Affiche du film Would you have sex with an arab - sortie en 2012
Culture

Would you have sex with an arab ?

 
Si vous avez emprunté le métro ces dernières semaines, vous avez certainement été frappé par ces quelques mots qui ornent l’affiche du film de Yolande Zauberman « Would you have sex with an arab ? ». Au-delà du titre d’un film, il s’agit d’une véritable interpellation, d’une invitation à la réflexion. Et vous, est-ce que vous coucheriez avec un arabe ?
On dénote un certain malaise dans ces mots, un tabou, un interdit. La réalisatrice ne pose pas la question « avez-vous déjà couché avec un arabe ? » ou « vous est-il déjà arrivé d’entretenir une relation amoureuse avec un arabe ? ». Non, elle emploie le conditionnel « would you », « est-ce que vous le feriez ? » pour mettre en évidence une impossibilité, une improbabilité, en quelque sorte une barrière comme si le fait de faire l’amour avec un « arabe » tenait de l’extraordinaire. Cette question résonne un défi, comme une interrogation existentielle : si nous nous trouvions dans cette situation est-ce que nous dépasserions l’interdit ?

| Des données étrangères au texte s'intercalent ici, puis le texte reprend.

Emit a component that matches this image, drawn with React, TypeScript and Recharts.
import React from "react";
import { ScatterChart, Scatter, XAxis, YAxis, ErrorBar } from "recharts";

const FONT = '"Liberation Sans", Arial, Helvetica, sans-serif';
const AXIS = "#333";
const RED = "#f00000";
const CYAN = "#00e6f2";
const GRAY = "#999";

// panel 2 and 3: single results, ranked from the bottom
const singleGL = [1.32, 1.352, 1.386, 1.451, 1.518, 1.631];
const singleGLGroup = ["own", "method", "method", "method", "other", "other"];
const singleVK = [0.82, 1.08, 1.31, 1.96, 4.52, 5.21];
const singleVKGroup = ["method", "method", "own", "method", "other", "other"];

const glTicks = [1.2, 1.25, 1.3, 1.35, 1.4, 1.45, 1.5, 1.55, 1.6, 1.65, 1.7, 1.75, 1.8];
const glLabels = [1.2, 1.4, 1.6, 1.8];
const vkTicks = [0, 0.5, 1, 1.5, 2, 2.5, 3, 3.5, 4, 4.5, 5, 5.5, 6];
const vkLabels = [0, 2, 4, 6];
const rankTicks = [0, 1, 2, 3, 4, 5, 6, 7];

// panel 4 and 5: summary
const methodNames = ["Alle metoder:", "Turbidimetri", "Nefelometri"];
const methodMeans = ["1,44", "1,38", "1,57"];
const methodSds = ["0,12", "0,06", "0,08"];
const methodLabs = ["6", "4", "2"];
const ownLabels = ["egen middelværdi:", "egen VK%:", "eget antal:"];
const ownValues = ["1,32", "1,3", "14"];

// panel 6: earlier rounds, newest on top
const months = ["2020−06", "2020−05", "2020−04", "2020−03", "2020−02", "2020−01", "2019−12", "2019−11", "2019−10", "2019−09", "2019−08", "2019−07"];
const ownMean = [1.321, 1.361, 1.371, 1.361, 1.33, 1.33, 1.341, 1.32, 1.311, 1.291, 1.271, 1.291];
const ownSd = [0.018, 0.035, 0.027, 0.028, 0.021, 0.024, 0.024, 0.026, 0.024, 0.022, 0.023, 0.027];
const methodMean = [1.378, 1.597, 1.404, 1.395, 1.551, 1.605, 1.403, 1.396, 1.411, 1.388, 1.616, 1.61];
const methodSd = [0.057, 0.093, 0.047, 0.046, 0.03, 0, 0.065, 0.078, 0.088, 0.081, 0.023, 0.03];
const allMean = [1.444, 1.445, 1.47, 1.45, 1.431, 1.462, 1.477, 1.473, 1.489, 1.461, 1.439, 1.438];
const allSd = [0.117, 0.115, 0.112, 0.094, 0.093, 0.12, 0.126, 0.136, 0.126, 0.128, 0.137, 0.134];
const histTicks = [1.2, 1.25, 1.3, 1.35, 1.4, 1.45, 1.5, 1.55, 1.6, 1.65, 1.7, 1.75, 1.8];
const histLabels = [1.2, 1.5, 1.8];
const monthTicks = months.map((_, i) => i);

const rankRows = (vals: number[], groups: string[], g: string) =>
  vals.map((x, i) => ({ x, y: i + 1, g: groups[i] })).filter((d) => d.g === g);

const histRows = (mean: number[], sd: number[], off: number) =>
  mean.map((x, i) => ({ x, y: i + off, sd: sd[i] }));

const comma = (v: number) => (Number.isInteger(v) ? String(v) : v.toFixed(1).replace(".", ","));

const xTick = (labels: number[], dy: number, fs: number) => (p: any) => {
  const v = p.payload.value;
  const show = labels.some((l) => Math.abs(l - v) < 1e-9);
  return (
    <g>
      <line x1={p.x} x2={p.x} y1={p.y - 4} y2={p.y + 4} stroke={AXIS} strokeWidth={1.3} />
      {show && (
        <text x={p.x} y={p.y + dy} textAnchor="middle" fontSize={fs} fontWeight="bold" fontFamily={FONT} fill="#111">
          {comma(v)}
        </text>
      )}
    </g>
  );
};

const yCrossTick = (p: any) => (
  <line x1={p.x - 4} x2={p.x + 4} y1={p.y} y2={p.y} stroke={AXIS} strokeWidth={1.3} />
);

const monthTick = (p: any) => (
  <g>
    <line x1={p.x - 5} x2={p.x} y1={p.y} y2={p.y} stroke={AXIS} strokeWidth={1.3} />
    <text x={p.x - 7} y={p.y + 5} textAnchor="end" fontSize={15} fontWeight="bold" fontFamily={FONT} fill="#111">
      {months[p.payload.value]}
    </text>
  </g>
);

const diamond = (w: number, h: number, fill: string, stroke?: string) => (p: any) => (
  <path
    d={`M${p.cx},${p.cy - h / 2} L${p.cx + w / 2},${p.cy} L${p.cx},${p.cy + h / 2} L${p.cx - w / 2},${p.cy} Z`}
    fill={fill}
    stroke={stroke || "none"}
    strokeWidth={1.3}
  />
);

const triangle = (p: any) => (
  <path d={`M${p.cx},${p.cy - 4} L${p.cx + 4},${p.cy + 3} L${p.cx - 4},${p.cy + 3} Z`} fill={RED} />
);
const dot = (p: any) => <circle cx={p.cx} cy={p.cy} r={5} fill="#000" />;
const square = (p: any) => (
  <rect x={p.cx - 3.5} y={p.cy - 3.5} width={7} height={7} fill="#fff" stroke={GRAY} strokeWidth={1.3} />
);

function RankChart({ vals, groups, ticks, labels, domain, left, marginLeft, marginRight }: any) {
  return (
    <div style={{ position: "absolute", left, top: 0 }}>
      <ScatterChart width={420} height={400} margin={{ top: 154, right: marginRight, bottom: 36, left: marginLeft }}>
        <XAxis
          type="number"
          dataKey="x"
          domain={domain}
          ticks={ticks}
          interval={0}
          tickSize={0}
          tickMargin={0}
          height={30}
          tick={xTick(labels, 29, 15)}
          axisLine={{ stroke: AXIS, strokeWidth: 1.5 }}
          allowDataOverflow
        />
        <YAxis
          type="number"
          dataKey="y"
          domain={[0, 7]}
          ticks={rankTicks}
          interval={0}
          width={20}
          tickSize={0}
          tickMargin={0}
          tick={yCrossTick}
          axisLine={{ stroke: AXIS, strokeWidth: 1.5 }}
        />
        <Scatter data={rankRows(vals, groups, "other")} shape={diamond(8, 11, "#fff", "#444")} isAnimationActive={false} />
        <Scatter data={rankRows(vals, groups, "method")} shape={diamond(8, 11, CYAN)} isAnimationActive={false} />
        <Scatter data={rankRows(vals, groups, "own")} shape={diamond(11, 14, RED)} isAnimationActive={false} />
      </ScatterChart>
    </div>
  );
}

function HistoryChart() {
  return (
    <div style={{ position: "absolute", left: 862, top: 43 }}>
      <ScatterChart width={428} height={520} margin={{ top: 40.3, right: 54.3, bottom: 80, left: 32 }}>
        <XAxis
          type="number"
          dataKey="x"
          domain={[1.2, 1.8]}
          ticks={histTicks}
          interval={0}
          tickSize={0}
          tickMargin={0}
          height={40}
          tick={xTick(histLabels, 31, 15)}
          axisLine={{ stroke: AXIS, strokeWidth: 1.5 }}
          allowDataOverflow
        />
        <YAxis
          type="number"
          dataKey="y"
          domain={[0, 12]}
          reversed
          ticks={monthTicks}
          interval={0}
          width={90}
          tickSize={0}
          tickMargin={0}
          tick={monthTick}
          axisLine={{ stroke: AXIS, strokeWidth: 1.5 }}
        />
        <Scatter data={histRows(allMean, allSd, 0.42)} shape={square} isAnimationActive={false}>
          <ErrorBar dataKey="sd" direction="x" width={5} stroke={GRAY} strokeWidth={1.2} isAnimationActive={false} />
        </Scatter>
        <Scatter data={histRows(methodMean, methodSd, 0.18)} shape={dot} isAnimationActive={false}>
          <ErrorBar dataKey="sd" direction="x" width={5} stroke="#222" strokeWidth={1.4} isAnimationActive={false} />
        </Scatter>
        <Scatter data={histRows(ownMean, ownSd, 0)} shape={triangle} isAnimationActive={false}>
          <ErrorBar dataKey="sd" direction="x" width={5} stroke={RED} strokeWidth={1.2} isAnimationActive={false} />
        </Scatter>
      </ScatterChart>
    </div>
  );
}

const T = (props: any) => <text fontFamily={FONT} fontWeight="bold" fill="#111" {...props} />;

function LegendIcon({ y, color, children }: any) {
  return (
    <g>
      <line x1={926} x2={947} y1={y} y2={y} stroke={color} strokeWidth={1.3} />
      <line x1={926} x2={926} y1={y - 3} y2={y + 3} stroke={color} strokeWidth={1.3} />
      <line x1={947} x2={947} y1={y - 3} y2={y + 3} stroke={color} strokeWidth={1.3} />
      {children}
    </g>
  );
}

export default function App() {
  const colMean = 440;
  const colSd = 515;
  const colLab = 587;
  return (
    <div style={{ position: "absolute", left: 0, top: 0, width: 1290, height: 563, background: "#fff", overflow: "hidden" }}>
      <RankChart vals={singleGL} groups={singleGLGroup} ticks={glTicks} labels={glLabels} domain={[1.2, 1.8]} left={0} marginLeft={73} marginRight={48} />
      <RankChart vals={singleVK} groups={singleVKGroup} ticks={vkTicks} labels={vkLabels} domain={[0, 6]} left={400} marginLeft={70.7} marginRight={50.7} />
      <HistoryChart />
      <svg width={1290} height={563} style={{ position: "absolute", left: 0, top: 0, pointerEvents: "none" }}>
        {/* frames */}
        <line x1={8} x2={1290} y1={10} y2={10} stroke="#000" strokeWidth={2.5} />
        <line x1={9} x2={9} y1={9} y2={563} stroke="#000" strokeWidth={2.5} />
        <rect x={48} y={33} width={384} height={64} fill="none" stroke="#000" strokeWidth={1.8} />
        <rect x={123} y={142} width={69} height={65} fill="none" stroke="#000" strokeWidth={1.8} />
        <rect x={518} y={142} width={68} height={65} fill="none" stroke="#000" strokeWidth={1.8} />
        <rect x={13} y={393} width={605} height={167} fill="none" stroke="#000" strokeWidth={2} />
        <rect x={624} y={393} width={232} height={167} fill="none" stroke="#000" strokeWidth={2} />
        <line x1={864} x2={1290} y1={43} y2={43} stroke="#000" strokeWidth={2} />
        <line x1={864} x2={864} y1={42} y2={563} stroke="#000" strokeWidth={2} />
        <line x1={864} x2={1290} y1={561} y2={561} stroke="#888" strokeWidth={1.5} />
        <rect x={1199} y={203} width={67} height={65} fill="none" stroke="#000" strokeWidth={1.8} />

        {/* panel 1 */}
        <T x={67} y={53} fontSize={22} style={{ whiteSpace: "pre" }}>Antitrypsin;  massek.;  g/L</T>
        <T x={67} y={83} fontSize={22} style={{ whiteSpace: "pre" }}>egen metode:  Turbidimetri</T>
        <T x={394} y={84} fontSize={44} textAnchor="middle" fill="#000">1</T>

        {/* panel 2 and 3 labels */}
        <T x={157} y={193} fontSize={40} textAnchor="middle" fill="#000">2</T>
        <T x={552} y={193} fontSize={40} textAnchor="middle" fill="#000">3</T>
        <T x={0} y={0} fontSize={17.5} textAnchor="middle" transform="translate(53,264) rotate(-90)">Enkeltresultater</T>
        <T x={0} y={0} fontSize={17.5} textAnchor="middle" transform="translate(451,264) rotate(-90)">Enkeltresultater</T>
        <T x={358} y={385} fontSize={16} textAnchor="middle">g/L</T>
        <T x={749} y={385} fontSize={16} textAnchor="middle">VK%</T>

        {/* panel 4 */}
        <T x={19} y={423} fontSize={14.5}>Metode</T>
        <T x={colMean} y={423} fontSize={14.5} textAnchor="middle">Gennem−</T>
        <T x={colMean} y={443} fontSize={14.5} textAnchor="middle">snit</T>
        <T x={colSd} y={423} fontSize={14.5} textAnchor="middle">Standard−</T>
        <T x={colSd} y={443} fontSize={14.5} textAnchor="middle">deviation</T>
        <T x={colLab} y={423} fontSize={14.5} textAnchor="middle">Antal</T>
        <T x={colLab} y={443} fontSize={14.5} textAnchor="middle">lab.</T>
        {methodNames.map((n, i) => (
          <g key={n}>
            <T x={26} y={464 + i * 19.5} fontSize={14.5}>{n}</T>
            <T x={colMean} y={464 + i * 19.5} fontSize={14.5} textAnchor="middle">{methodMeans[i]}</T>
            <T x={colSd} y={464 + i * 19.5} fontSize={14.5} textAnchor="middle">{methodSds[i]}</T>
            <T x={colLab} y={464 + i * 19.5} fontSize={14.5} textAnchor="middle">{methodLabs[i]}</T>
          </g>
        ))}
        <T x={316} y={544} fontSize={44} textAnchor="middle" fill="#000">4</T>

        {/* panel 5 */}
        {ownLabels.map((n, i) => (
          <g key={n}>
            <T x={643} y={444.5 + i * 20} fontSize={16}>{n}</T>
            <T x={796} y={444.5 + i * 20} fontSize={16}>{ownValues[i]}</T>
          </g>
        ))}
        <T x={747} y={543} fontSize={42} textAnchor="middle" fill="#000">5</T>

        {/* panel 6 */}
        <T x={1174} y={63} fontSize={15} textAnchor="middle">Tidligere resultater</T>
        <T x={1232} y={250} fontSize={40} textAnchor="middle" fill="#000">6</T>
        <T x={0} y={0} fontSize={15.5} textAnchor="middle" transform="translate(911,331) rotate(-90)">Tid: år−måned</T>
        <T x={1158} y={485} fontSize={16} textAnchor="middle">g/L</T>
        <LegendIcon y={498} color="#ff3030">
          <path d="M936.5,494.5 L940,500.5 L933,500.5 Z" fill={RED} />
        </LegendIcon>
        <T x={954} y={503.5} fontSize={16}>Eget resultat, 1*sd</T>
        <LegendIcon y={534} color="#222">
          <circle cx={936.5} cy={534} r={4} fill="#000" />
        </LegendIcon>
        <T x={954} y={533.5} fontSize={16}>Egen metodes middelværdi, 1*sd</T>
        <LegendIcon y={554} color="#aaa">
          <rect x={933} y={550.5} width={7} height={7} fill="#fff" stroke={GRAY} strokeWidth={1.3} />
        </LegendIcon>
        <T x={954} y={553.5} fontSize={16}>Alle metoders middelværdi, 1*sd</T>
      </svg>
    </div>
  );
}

Aujourd’hui en Israël, un individu sur cinq est arabe. Un million cinq cent mille arabes vivent en communauté avec la société juive-israélienne, sans en être séparés par un mur. C’est dans ce contexte, où la formation de couples mixtes est presque considérée comme un crime, que Yolande Zauberman interroge de jeunes juifs de Tel-Aviv, mais aussi des arabes israéliens sur la possibilité d’un rapport sexuel avec un(e) arabe (et inversement un(e) juif(ve)). On se rend compte que le conflit israélo-palestinien est partout, qu’il s’immisce même dans la chambre à coucher qui est lieu de l’intime.
La finalité de la question n’est en fait plus de savoir si effectivement ces israélien(nne)s pourraient entretenir des rapports sexuels avec des arabes, mais plutôt d’interroger profondément la manière dont la question est perçue. On cherche à comprendre le sens de la question pour le récepteur : qu’associe-t-on au mot « arabe »  (et inversement au mot « juif »)? Il apparait clairement dans le film que souvent, dans la société israélienne, ces termes renvoient à l’idée de l’ «ennemi », de  « l’envahisseur », de l’ « autre ». Et pourtant, on ne fait pas l’amour à une représentation mais à une personne. On dématérialise ici l’humain, l’individu et on le renvoie à une idée, un imaginaire que l’on se fait de l’autre, qui dans ce contexte, apparait indissociable de l’identité. Une jeune juive israélienne exprime cette idée de manière triste mais quelque part touchante lorsqu’elle raconte son expérience « quand je l’ai fait, c’est comme si je faisais la paix avec un peuple. Je n’ai pas pu une seule seconde oublier qu’il était Palestinien. C’était purement politique, le coup le moins érotique de toute ma vie ».  La diversité des sens de cette question génère la diversité des réponses qui tient sur la manière dont les jeunes font l’expérience du conflit.
Il n’est pas anodin que ce film nous soit présenté ainsi de manière provocante, car au-delà de la situation au Moyen-Orient, il s’inscrit dans un contexte de tensions déjà existantes pour ceux qui veulent réfléchir en termes de séparation, entre « you » et « the arab ». Elle nous interroge sur notre représentation de l’autre, sur les barrières et les tabous qu’elle nous impose et son influence sur notre manière d’envisager le rapport avec l’autre de manière universelle.